The setting for the first five lines is a lecture hall (H 403, perhaps). The speaker of the poem is listening to a "learn'd astronomer" as he lectures, presumably about astronomy (James E. Miller, Jr., ed., Complete Poetry and Selected Prose by Walt Whitman [Boston: Houghton Mifflin, 1959, p. 196]). The lecture seems rather dry and abstract, though. It focuses on scientific facts and figures all neatly arranged to appeal to human logic and reason. The lecturer offers "proofs," "figures," "charts and diagrams" for his hearers, who are expected to test the data and hypotheses – "to add, divide, and measure them." The lecture is apparently successful because the audience responds "with much applause."

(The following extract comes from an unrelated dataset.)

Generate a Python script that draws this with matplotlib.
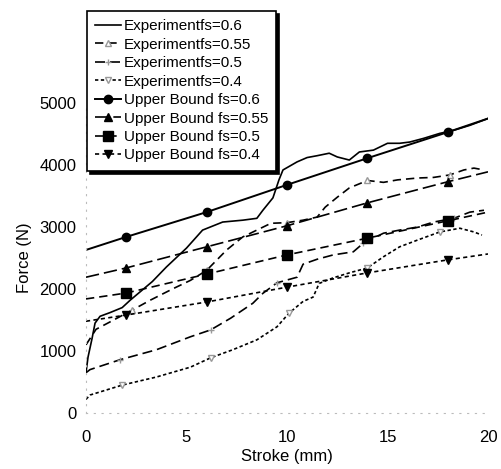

The speaker of the poem, however, responds differently. The poem shifts in the fifth line when he gives his own reaction: for some reason he grows "tired and sick" and must leave the lecture hall. He recovers when he gets outside by himself, where he occasionally looks up at the stars. He does not indicate precisely what has happened (calling the whole incident "unaccountable"), but the implications seem clear. Put off by the rational, scientific approach to the stars, he is restored when he experiences them directly for himself. The setting shifts from the enclosed, probably stuffy classroom with its dry facts and figures to the fresh "mystical moist night-air." Instead of hearing lecturing from the astronomer and applause from the audience, he experiences "perfect silence." Instead of abstract "charts and diagrams," he sees, directly and unmediated, the stars themselves. Whitman implies that this mystical, intuitive, direct way of knowing is superior to the second-hand, rational, intellectualized understanding that the scientist offers.

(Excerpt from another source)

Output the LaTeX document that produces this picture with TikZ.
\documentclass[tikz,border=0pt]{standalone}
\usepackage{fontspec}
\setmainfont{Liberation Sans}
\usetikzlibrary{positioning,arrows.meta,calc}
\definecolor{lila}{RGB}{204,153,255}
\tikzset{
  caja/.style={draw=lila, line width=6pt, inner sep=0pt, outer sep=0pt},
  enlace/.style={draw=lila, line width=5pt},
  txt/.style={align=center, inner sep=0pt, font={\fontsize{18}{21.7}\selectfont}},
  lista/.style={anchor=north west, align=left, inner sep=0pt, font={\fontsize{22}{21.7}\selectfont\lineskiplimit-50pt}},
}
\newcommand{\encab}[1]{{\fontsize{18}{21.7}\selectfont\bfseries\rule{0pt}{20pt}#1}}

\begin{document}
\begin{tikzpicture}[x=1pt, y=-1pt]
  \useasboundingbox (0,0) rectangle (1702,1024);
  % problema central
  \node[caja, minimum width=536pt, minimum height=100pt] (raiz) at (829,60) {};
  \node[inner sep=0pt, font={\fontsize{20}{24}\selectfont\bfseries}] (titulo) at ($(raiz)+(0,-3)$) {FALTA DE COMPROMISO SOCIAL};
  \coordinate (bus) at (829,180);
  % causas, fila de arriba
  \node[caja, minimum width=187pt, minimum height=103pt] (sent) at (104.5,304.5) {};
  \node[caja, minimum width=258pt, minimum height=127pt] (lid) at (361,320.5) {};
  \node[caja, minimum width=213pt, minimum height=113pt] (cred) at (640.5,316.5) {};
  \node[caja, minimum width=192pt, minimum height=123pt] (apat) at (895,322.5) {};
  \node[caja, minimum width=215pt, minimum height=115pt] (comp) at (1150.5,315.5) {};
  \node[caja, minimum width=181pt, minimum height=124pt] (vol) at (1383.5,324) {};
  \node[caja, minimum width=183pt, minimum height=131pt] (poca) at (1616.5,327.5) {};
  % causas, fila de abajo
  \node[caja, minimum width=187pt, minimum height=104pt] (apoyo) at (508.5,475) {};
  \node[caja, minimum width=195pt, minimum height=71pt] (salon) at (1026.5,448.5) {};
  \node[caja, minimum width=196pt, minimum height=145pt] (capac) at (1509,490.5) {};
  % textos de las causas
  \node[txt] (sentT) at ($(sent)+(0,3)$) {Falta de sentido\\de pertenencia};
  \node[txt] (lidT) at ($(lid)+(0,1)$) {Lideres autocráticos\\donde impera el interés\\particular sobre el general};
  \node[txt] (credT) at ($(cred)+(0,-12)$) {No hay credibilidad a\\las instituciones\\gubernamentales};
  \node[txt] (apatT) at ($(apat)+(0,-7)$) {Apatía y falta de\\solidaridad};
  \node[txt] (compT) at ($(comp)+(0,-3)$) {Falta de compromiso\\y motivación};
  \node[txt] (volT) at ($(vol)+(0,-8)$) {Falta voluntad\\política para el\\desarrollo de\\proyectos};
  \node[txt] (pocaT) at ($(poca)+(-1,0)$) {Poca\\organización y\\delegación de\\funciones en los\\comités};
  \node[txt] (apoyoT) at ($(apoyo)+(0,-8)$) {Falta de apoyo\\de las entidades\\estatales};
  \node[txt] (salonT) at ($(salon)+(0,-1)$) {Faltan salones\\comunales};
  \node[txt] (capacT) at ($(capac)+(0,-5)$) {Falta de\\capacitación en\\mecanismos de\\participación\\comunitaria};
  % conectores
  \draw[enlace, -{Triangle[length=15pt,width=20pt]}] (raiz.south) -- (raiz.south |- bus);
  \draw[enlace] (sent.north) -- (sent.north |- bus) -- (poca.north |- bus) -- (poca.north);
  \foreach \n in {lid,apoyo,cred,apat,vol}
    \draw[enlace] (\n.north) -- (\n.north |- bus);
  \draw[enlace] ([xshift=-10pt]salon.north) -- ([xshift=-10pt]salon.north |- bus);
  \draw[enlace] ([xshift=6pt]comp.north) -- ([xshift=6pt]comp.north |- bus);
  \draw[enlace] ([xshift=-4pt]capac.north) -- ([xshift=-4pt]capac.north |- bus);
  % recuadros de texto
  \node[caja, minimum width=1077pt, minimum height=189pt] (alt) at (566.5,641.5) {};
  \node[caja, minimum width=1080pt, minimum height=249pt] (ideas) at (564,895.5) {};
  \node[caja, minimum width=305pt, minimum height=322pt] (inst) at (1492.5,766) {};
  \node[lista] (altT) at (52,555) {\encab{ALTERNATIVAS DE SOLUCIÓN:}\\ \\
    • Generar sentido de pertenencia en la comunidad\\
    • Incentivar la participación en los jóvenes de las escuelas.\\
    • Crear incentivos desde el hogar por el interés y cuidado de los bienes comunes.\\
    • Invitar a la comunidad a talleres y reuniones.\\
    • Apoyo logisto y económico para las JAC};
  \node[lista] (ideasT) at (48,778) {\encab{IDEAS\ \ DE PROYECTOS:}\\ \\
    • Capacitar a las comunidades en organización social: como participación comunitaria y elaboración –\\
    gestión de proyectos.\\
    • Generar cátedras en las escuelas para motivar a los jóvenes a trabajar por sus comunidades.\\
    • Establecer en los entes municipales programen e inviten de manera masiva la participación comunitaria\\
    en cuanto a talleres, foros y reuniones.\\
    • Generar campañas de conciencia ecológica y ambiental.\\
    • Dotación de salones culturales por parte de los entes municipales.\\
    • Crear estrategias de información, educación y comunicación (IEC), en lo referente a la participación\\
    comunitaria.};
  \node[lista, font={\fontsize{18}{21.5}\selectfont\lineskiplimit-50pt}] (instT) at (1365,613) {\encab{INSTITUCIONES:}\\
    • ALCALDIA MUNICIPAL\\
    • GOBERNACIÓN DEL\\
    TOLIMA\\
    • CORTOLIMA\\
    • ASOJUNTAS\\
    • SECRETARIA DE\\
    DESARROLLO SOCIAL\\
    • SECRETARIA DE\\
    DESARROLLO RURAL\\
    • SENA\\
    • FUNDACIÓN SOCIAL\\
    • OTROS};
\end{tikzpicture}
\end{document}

Whitman uses form and poetic language to reinforce his point. Writing the poem in free verse allows him to tailor the form to the content (instead of superimposing on it a pre-existing stanza pattern and rhyme scheme). For example, in the first half of the poem he keeps increasing the length of the lines. He also keeps repeating words and phrases ("when," "heard the astronomer," "lecture") and multiplying synonyms (proofs and figures, charts and diagrams, "to add, divide, and measure"). As a result, this part of the poem begins to drag and grow repetitious and boring – just as the lecture on astronomy does for the speaker of the poem. The repetition of "r" sounds, too ("heard the learn'd astronomer"), conveys the impression that the lecturer is droning on and on (as professors at UMD never do).
The form and sound of the poem then shift when the speaker leaves the lecture hall. The lines now grow progressively shorter, and instead of droning "r" sounds we get a pleasant, musical assonance and alliteration: crisp, clean long "i" vowels and "m" and "s" consonants ("rising," "gliding" "I," "by myself," "night," "time to time," "silence," "mystical, moist," "stars").
Whitman might be playing with sight as well as sound when he contrasts his two different experiences. In the lecture hall all of the seats would be arranged in orderly rows facing the podium. Also, he indicates that the lecturer is using “charts and diagrams” which feature figures “ranged in columns before me.” This rigid, repetitious order disappears when the speaker of the poem flees the hall. Once outside the orderly classroom, he says that he “wander'd off” by himself; the verb he uses suggests a spontaneous, free, irregular movement that contrasts with the straight lines that oppressed him earlier. (Whitman may have known that “planet” derives from the Greek word meaning “wanderer.”) And the final image of the poem is “the stars.” Whitman conjures up for us a vision of the dark night sky studded with lights that are arranged not in neat rows but irregularly – or in constellations created by the poetic human imagination.
If we have grasped the meaning of his poem, Whitman implies, we should now stop analyzing it, close our books, and go out to look at the stars for ourselves.